Like so many other young students in the 90′s, I got into web development during the first internet boom. I was a bit bored with my university degree, so I found work at a small startup company during my summer holidays. Before I knew it, and because I was the only person that had even heard of the internet within 10 miles of my company’s office, I soon became not only the developer, but also help-desk manager, sales consultant, and management adviser. It was a bit too much, so I left.
During that time though, all kinds of people called me with ideas for how they could make a million bucks on the web. A few of them actually put their money where their mouth was too: one guy invested a few thousand pounds creating an art gallery online; a couple of kids invested their savings in a quiz site; and a local trucker who had never even used the net started a website to help truckers plan their trips more efficiently (which I still believe is one of the best ideas I ever heard).
I liked the attention I got at the time; people would immediately see me as a way to their personal fortune as soon as they realized I knew how to program a web-site. What I found funny though, was how some people would value their idea over my ability to actually do something with it. I don’t mean that in an arrogant way. It’s just that I question the value of an idea by itself, even those of my own.
I’ll tell you what I mean. One day my own uncle called me up at work. I was really busy, and didn’t have much time for a chat about the family fortunes. I thought it would be impolite to ignore him though, so I took the call. It was important – he’d had an idea. He wanted to make a website to display art online. (I’m sure nobody had thought of that particular idea before.) I told him it was quite possible for us to do that, and that it could be good. However, when I asked him how he would make money from it, he replied, “I was hoping you could tell me that”. Here he was, disturbing me in the middle of my already-rushed peak triple-job working time, just so he could graciously inform me that if I was only willing to put in the hours of hard-slog programming, design a great site, and just think of a way for it to actually work, he might find it in his heart to let me earn a little extra while he sat back and watched. And all because he’d “had an idea”.
So I’ve been thinking, is an idea on its own worth its salt? More specifically, is my (yet unpublished and very secretive) idea for Tudutu worth anything?
For the answer to this question, you should read “Founders at Work”, by Jessica Livingston. (You really should. It’s a marvelous book.) One of the stories in it is the story of Hotmail. The most interesting thing about it is how they came up with the idea. At first the founders wanted to create a database thingy, but they soon discovered that while they were trying to work on it, they couldn’t access their private e-mail accounts on the sly from work. So, even after they’d got funding for the database thingy, they kindly informed their investors that they weren’t doing that any more; they were going to build an online e-mail client instead.
At first everyone thought that the idea of accessing e-mail inside a browser was ridiculous.
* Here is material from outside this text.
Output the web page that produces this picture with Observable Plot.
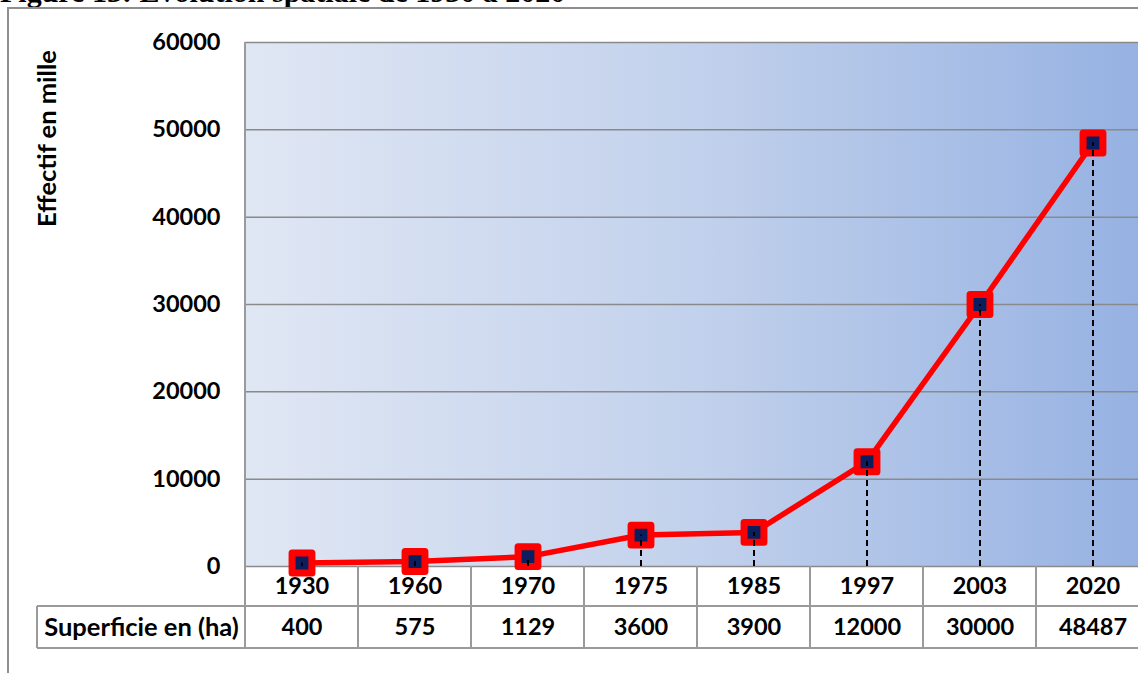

Even Yahoo turned them down. But, in typical Silicon Valley fairy-tale style, it turned out to be an idea worth a few hundred millions dollars. However, what I found really funny was what came later. There seems to have been some argument over the question as to who actually came up with the idea to change strategy to e-mail. As if it was of extreme importance to the history of the world, one of the founders stated in the book that although the initial investor once claimed it was he who had come up with the e-mail idea, it was definitely the founders who had thought of it. (So yah, boo and sucks to him!)
I’ve heard loads of stories like that recently. “Founders at Work” is full of stories just about ideas, and there are currently loads of shows about entrepreneurs and their ideas on TV too. It must be a trend. In fact, one of my favourite TV shows at the moment is BBC’s Dragon’s Den. It’s a show full of crazy people who think that their new idea is worth a million bucks on its own and try to present it to a panel of potential billionaire investors in order to exchange cash for stock. More often than not, the investors on the show inform the nervous candidates, with typical British politeness, that their idea is most definitely not a business, and is not worth a penny of their (cough) hard-earned (cough) cash without any business actually going on behind it. My wife and I find it really entertaining to watch people sweat over a 2-minute presentation of a wacky idea, while we wonder how these people managed to escape the asylum and get on TV in the first place.
The fact is, humans can be really creative. Anybody can have an idea. It’s not the idea itself which is great though – it’s the patience, endurance, and just hard graft which make the idea worth something. But don’t you just hate it when you have an idea, forget about it for a while, then are reminded about it when someone turns up having carried it out, usually accompanied by a small fortune? I do. But the reality is, unless I actually have done something about it, I don’t actually deserve it, whereas the other guy does.
Idea, good. Doing, better.
I’m scared of even sharing my idea, because, as yet, I’ve not found anyone who has come close to it anywhere. I think it’s going to change the world.
Of course, I’m probably wrong. I’ll call the asylum later, and ask them to take me back.
Note: Another thing I’ve picked up from the “founders” book – don’t be married to an idea. Let yourself change it, because even if you’re a real genius, you’re probably going to be wrong. And I am, and I am. (Think about it.)